Thanks guys, will upload it tonight when i get home and post the results.


----------



## Tyrannous (Jul 27, 2010)

so I ran the uninstall.exe through kapersky online checker and got nothing, then i went to install the game again, and it got through the uninstall.exe problem, and got another problem with a different file, but ran the installation once more and got through with flying colours.

Still curious on what is going on, saying as now I can also move uninstall.exe whereas before I couldn't, I don't see what a few hours changed, especially when the computer was left exactly as it was. 

Thanks for all your help bwolfje and koala, much appreciated ray:


----------



## Tyrannous (Jul 27, 2010)

ARGGHHHH, 

Ok now I just tried to play the actual game, but the loading screen comes up, flashes once and then stays there "Not Responding"...


----------



## koala (Mar 27, 2005)

Does your computer meet the game's recommended requirements? Have you got SP3, DirectX 9.0c and the latest drivers and MS updates installed?


----------



## Tyrannous (Jul 27, 2010)

Yeah I'm at least 2/3 times the requirements for it.

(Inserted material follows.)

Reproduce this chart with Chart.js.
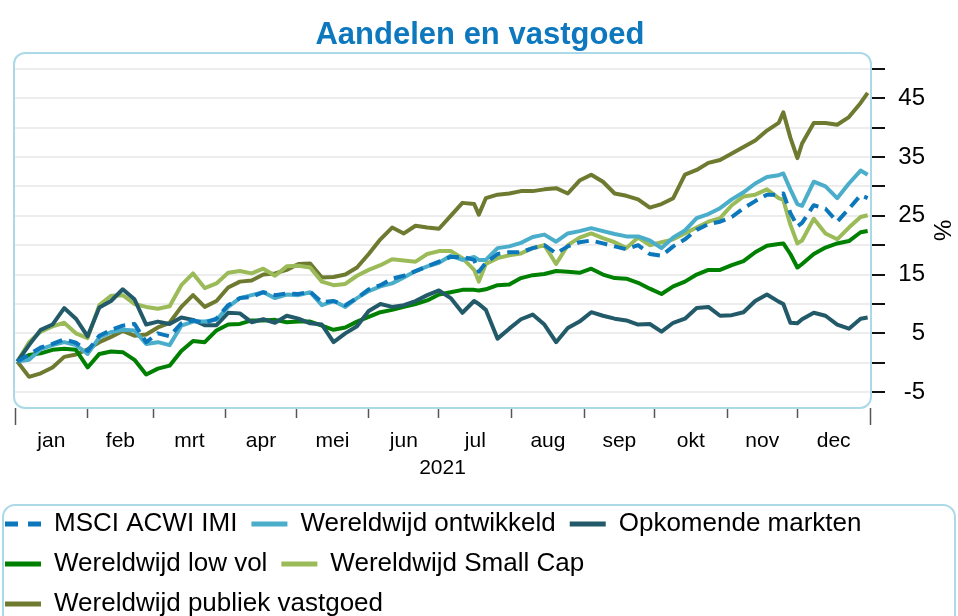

It finally loaded, but took a while to do so. It's better than nothing so I can't complain, think I'll just accept the slow loading speed at the start.

Listen thanks guys, I know I probably sound like a right pain with all my problems lol.


----------



## bwolfje (Jul 26, 2010)

well since it actually was avg (thanks koala for the info on that websites to scan files  bookmarked them hehe) maybe the other problems with starting has something to do with it to ?

i dunno just throwing a wild guess in here


----------